Reggie Fils-Aimé warns developers to watch for layoff-heavy employers
Reggie Fils-Aimé’s warning lands because Nintendo still sells stability as part of its employer brand, even as the games industry keeps cutting deep.

Reggie Fils-Aimé used a lecture at the NYU Game Center to turn a career warning into a clear hiring test: look hard at how a company treats layoffs, because repeated mass cuts are a signal. For developers entering a market where job security can disappear overnight, that advice carries extra force when it comes from a former Nintendo of America president and from a company whose reputation has long rested on continuity, not churn.
That contrast is part of why the comments resonated across Nintendo’s workforce and applicant pool. Nintendo’s careers pages still lean into long-term team building, with open roles across Nintendo of America, Nintendo Technology Development, Nintendo Software Technology, Retro Studios, Next Level Games and Shiver Entertainment, spanning offices and studios in Redmond, Vancouver, Austin and Miami. The company’s CSR philosophy also says its stakeholders include consumers, employees, shareholders and investors, along with the global environment, a framing that places labor alongside business performance rather than treating it as expendable.

The numbers back up Nintendo’s stability pitch.

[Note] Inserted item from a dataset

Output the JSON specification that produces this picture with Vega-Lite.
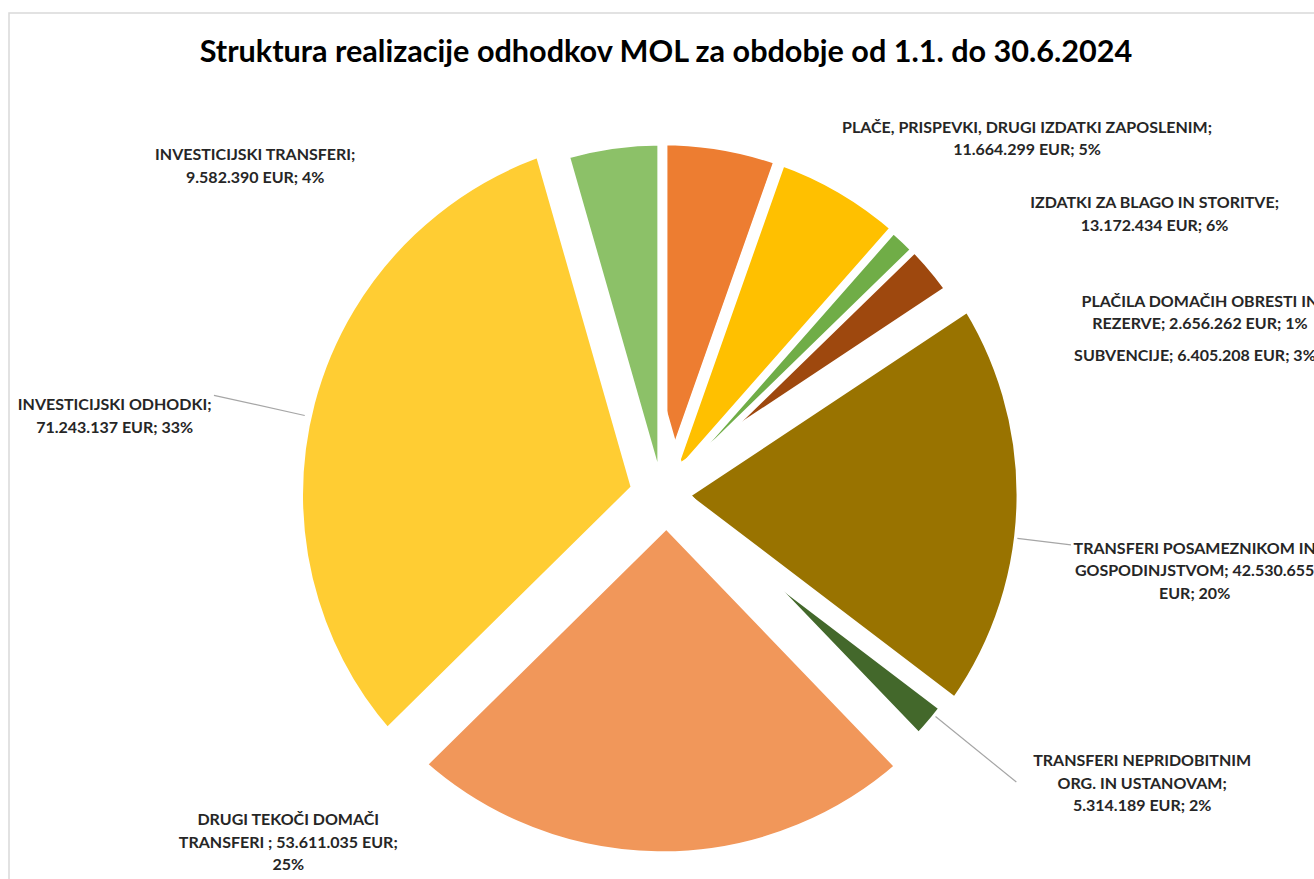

For fiscal 2024-25, the company reported a 1.9% turnover rate in Japan and 5.1% at Nintendo of America, while average tenure in Japan stood at 14.4 years for the year ended March 31, 2025. Nintendo has continued to track retention, new hires and length of service in detail, a sign that long-term staffing remains part of the company’s identity. For workers in design, QA, localization and production, that matters because these jobs depend on institutional memory, cross-functional coordination and the kind of franchise stewardship that takes years, not quarters, to build.

Still, Nintendo’s record is not the same thing as immunity from restructuring. In March 2024, Nintendo of America reorganized product testing functions, ending some contractor assignments while creating new full-time positions. More than 100 contractors were affected, and some testers with more than 10 years of experience were among those let go. That mix of downsizing and conversion to full-time work shows the real issue for job seekers: stability is a pattern, not a guarantee, and it can still come with painful exceptions.


That is why Reggie Fils-Aimé’s warning lands less like nostalgia and more like a market filter. In an industry where Sony Interactive Entertainment announced about 900 layoffs, or roughly 8% of its global workforce, Nintendo’s comparatively steady staffing and slower-moving culture now function as a signal as much as a perk. Developers are not just weighing salaries or famous franchises anymore. They are judging whether a studio builds teams to last, or hires only until the next industry downturn.